Across all the lines below, how many contain the string "Rebuild"? Please reply with the number only.

_Data section_.
· · · · · · ·

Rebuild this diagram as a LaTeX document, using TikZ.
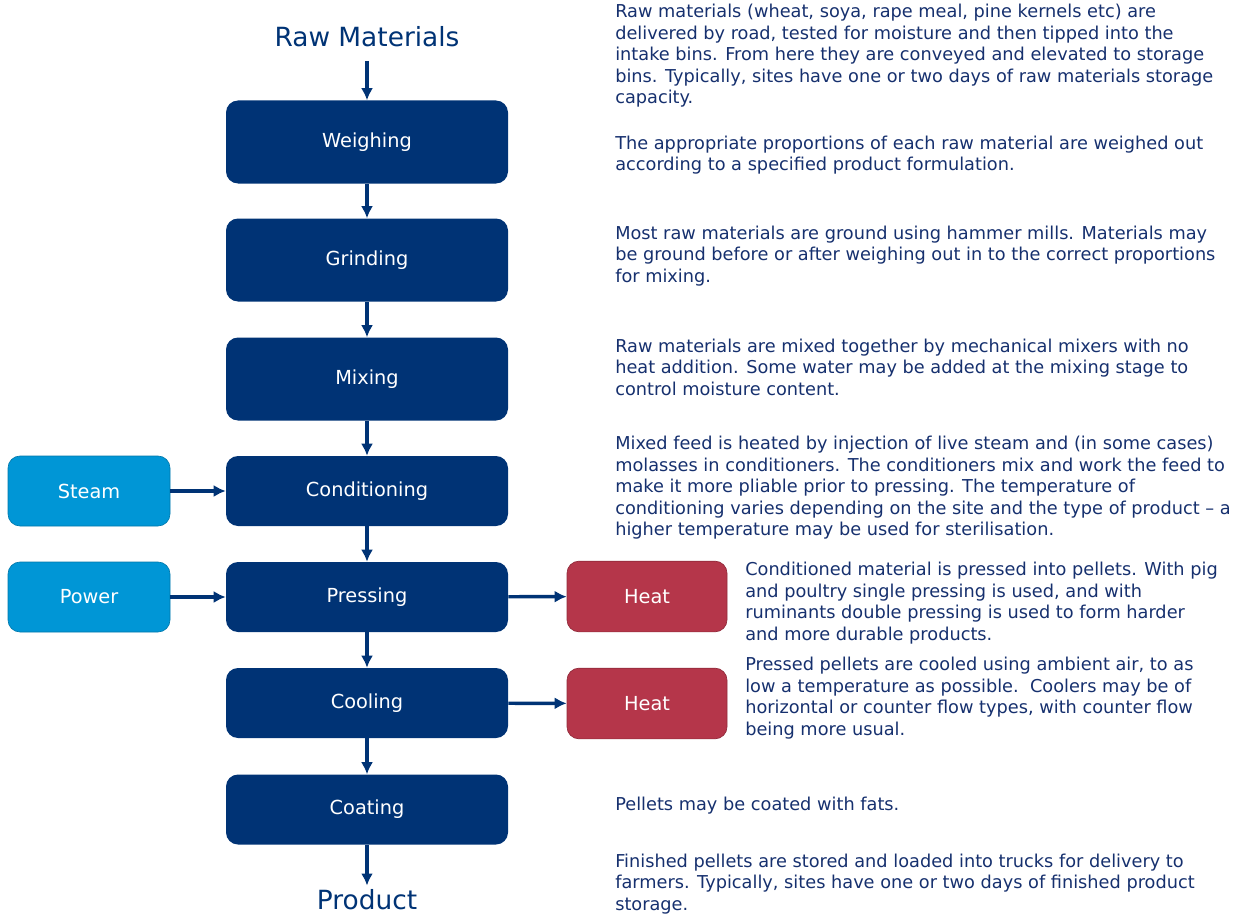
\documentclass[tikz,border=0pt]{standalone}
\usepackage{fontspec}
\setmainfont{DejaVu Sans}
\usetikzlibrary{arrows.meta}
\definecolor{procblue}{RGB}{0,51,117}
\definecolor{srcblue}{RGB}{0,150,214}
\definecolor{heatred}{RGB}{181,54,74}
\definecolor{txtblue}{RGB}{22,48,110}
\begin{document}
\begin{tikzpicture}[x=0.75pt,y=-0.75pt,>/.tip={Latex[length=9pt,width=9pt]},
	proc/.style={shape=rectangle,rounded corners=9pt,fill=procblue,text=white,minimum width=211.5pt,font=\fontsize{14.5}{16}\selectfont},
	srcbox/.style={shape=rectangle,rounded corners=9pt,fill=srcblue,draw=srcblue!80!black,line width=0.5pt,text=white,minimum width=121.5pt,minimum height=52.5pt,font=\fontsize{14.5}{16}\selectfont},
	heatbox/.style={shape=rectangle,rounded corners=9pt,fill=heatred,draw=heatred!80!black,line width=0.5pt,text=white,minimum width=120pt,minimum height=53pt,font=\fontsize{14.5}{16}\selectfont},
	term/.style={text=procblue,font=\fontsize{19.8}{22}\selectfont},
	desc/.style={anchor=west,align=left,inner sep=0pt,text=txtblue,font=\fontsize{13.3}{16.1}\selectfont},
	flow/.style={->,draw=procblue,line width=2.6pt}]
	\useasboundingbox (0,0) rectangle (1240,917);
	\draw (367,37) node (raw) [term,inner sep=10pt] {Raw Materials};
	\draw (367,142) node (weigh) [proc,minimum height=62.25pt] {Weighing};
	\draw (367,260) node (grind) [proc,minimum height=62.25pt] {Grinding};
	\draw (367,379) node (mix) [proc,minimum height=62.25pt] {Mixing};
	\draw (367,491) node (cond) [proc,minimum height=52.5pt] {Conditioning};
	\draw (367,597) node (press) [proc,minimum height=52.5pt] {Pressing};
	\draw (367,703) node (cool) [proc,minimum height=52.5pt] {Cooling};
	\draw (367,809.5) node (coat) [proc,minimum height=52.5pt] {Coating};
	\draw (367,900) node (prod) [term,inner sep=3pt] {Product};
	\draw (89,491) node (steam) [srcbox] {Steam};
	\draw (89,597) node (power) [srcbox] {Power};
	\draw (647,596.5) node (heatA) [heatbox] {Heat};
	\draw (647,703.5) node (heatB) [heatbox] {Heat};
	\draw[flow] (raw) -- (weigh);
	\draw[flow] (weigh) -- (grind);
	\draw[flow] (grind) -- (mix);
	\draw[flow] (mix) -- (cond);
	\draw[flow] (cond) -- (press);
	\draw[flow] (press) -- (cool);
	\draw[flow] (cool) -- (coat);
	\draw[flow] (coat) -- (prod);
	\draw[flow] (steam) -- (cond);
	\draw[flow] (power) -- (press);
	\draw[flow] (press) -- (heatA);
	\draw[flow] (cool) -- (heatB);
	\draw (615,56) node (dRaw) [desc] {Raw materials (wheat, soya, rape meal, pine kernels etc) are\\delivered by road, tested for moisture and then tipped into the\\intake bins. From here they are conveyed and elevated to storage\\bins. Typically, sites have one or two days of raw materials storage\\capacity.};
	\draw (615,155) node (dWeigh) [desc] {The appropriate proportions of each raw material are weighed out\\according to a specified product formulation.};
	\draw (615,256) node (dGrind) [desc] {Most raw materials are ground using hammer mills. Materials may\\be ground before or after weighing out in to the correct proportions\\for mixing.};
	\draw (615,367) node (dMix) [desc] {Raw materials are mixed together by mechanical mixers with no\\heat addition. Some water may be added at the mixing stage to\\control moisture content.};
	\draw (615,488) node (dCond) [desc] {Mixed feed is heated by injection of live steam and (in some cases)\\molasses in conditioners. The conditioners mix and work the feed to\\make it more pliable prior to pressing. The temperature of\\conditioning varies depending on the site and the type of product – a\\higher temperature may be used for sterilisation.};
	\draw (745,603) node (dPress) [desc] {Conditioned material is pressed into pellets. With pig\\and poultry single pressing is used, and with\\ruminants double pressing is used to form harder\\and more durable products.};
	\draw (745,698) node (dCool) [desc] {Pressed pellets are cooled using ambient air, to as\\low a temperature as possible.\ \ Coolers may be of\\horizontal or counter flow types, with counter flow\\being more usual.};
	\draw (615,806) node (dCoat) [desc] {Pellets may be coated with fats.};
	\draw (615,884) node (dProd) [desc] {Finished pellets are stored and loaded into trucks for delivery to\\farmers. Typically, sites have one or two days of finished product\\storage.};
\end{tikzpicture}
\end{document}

· · · · · · ·

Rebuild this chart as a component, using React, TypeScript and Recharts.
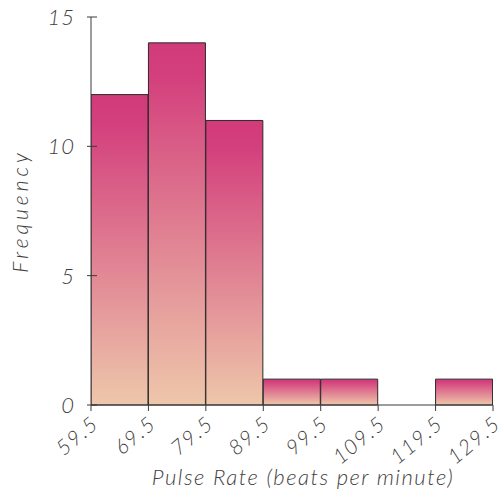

· · · · · · ·

_Written response_. 2